Die besorgten Forscher konstatieren: "Die Schwebegarnele ist 2006 in den Bodenseeeingewandert und hat an einer Stelle sehr schnell Massenbestände ausgebildet." Der Grund für die unerwünschte Einwanderung liegt auf der Hand: "Die Erwärmung des Seewassers bietet den Einwanderern bessere Lebensbedingungen als früher", die hohen ökologischen Sozialleistungen begünstigen zudem, "wie stark sich die Schwebegarnele vermehrt."Die Forscher kommen zu einem erschreckenden Ergebnis: "So wie es aussieht, ist die Schwebegarnele im Bodensee nicht mehr aufzuhalten.“ Ob sie damit schon ein selbstständiger Teil der Bodenseekultur geworden ist, geht aus den Aussagen der Forscher nicht so eindeutig hervor. Aber ihre "Häufigkeit, ich glaub das ist überhaupt kein Thema: massenhaft". "Die Schwebegarnele könnte heimische Arten verdrängen oder Krankheiten einschleppen." Klar, das liegt alles im Bereich des Möglichen.

(Quelle: Wiki-Commons)
Sarrazin lächelt mit muffig-sympathischem Gesicht aus seinem kleinen Forschungs-U-Boot hervor, und macht sich dann zur nächsten „Volkszählung“ auf in den Untergrund. An der Oberfläche lässt er eine Hand voll Biologismen und eine junge Expertin zurück, die noch einmal anschaulich und volksnah alle möglichen Kritiker verstummen lassen soll:
"Man muss sich das so ein bisschen vorstellen, wie so´n Mobile. Das heißt, ich habe viele verschiedene Arten, die über viele verschiedene empfindliche Wege miteinander verbunden sind. Und wenn eine neue Art kommt, dann ist es wie wenn man bei nem Mobile zum Beispiel ein Teil des dranhängt verstärkt oder wegnimmt. Es kann sein, dass überhaupt nicht viel passiert, dass es nur son kurzes Schwanken gibt und es kann aber auch sein, dass die ganze Stabilität zusammenbricht.

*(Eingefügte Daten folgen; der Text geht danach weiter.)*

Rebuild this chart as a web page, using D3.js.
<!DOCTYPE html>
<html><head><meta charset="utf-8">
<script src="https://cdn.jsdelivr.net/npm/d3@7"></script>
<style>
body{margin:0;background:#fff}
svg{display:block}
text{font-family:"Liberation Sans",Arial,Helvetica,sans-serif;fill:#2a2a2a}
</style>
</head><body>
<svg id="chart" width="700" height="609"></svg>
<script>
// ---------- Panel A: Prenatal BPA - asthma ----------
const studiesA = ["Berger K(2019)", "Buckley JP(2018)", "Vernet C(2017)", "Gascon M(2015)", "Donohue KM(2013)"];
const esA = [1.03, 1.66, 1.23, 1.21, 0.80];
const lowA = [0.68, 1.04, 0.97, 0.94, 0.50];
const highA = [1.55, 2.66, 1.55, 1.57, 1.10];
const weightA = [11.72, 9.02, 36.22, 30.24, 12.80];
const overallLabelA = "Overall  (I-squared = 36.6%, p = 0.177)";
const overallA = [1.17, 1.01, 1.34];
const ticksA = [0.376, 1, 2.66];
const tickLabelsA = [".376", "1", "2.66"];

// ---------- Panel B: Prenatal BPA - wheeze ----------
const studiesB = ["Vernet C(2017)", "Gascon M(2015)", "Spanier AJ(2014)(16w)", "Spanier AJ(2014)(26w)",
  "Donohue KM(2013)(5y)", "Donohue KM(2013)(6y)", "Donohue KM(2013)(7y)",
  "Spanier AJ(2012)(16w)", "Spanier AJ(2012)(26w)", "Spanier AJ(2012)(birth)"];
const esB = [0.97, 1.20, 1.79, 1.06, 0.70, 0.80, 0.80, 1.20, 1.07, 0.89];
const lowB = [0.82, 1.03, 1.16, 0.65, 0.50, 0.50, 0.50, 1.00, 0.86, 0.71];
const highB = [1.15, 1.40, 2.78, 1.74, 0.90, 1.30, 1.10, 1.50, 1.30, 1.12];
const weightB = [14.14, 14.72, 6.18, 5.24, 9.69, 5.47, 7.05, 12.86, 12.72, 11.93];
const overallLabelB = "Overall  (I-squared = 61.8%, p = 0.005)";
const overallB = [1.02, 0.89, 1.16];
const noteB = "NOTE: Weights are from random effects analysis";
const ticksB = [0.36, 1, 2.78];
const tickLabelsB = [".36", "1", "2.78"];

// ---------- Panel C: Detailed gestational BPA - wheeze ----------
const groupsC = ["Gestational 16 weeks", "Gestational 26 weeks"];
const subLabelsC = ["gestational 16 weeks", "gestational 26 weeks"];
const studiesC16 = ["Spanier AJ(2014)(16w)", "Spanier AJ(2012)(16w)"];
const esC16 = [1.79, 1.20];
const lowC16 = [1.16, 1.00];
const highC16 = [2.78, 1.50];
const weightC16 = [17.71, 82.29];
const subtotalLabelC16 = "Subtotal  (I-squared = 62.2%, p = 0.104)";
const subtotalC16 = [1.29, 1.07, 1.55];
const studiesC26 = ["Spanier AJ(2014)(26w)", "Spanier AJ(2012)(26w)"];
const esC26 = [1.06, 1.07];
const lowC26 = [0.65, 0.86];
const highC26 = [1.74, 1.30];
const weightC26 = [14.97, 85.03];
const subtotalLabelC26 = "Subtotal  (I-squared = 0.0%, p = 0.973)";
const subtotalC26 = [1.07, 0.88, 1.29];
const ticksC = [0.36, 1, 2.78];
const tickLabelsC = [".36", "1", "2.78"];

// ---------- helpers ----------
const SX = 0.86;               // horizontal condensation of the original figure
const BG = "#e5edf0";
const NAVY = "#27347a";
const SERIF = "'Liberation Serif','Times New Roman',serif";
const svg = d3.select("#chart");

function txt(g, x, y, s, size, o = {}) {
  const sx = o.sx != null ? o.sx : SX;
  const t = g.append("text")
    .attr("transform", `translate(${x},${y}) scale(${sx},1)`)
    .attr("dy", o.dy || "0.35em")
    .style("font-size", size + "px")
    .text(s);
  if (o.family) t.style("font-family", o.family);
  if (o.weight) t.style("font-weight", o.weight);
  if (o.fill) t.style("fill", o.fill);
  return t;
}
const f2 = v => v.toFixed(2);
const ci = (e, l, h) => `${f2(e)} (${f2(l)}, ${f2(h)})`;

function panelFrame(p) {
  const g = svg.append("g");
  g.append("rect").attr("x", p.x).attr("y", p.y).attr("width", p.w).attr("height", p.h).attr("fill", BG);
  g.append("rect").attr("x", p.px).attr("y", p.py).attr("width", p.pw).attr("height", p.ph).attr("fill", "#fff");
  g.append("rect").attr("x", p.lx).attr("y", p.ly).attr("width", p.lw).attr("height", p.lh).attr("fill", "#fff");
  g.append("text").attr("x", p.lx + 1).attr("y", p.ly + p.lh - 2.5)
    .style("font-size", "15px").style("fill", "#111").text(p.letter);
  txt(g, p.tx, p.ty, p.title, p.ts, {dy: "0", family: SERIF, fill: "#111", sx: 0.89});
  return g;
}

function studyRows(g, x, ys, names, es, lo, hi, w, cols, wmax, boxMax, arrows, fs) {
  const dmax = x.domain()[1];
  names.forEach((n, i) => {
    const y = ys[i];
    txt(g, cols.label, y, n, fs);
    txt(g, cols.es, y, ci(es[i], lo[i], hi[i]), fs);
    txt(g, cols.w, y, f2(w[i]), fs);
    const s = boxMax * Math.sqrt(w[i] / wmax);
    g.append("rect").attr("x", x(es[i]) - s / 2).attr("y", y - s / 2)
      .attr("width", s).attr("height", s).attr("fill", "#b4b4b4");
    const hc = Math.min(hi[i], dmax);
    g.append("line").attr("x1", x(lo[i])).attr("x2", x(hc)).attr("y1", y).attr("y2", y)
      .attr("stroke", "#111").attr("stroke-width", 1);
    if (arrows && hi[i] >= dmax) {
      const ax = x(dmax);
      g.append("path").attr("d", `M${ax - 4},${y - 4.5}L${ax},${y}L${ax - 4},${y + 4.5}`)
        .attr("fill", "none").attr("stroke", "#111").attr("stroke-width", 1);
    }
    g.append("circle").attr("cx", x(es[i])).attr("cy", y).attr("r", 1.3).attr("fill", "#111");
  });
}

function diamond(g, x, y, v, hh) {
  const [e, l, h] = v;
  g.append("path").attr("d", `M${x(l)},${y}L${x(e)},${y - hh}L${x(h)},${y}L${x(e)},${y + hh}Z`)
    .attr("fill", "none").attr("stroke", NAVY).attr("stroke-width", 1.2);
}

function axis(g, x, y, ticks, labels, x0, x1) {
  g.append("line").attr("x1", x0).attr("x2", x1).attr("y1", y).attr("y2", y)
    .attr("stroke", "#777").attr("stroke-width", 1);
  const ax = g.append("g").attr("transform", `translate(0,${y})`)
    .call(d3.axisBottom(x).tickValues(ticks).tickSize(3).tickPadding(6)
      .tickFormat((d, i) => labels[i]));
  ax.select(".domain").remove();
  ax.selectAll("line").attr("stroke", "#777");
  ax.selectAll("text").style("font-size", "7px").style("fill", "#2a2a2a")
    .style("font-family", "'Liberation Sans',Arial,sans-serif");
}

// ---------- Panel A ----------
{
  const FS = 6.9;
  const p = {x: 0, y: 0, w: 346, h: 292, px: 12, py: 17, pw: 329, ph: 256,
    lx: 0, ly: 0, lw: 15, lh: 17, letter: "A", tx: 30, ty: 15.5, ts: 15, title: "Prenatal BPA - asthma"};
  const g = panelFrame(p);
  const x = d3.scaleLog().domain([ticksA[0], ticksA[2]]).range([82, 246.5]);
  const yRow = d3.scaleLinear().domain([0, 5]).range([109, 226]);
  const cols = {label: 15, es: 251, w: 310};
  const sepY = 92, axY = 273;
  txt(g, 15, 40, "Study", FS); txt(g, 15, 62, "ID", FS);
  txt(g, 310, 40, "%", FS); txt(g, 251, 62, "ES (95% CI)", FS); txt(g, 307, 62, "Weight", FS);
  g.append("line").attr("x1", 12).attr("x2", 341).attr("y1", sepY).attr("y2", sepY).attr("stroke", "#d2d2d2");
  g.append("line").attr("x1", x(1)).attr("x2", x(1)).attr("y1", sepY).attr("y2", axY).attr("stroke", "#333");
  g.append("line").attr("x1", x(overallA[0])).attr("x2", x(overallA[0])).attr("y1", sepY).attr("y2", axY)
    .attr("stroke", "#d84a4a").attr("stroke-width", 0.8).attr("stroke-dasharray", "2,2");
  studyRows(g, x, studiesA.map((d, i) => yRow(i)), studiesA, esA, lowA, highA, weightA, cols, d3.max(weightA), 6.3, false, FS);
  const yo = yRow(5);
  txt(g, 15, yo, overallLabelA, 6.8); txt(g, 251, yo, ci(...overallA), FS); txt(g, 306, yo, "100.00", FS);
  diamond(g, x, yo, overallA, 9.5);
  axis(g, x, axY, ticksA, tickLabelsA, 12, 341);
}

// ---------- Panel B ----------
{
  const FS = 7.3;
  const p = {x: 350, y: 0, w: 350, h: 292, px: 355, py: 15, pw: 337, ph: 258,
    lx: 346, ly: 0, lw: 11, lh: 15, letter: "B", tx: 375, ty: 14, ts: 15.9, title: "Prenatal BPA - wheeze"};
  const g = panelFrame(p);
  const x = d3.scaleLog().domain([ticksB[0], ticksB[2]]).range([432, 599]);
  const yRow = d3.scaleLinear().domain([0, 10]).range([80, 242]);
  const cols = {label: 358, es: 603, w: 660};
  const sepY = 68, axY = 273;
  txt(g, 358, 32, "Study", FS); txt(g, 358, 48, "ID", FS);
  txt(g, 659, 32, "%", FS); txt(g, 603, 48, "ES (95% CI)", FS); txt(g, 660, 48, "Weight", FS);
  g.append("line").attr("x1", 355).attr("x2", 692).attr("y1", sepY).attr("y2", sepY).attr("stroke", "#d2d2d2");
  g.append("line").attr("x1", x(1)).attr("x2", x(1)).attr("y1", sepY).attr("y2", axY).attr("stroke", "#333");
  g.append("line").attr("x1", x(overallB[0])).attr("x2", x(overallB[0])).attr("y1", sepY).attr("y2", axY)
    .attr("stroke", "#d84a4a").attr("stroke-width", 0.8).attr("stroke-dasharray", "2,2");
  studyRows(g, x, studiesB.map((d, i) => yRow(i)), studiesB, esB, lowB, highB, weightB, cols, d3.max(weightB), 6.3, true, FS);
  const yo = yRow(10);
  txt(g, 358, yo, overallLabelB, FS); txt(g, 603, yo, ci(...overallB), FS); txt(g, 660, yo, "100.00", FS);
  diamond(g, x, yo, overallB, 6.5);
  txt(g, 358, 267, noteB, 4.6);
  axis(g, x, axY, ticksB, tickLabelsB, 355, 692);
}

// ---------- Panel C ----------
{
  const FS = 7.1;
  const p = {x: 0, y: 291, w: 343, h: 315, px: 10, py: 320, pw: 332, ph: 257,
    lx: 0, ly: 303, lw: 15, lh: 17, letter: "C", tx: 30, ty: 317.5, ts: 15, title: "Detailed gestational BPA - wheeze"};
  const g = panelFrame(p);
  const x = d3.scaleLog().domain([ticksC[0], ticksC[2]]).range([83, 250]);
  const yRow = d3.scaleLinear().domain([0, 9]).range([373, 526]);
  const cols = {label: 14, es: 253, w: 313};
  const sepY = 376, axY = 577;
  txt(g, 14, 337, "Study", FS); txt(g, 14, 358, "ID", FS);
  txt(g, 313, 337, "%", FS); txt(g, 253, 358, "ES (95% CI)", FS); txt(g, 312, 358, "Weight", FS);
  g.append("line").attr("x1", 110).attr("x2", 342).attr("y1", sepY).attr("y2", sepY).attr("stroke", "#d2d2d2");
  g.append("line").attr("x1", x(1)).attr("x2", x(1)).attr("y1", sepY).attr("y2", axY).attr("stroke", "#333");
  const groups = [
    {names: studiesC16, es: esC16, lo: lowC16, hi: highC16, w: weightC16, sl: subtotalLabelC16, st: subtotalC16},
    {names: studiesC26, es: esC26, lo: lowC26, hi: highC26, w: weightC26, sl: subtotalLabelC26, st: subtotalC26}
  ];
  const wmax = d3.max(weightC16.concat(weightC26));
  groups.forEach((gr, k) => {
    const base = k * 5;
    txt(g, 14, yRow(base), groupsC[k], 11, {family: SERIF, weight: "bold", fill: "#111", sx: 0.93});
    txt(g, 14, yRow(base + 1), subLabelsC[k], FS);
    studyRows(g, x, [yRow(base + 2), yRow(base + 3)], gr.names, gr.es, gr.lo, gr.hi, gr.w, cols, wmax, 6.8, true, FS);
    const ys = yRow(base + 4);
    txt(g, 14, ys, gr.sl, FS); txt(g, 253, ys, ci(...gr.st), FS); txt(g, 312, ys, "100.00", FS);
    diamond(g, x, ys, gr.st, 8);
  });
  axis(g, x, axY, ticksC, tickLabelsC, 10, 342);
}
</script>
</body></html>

Und des ist son bisschen des Problem mit diesen Tieren. Des heißt man kann auch nicht sagen: die eine Art hat überall folgende Auswirkung, sondern es ist überall was Neues und im Prinzip nicht vorhersehbar und auch nicht beherrschbar, was passieren kann."

Das klingt vernünftig, nach Wissenschaft: Klar, könnte alles auch anders verlaufen.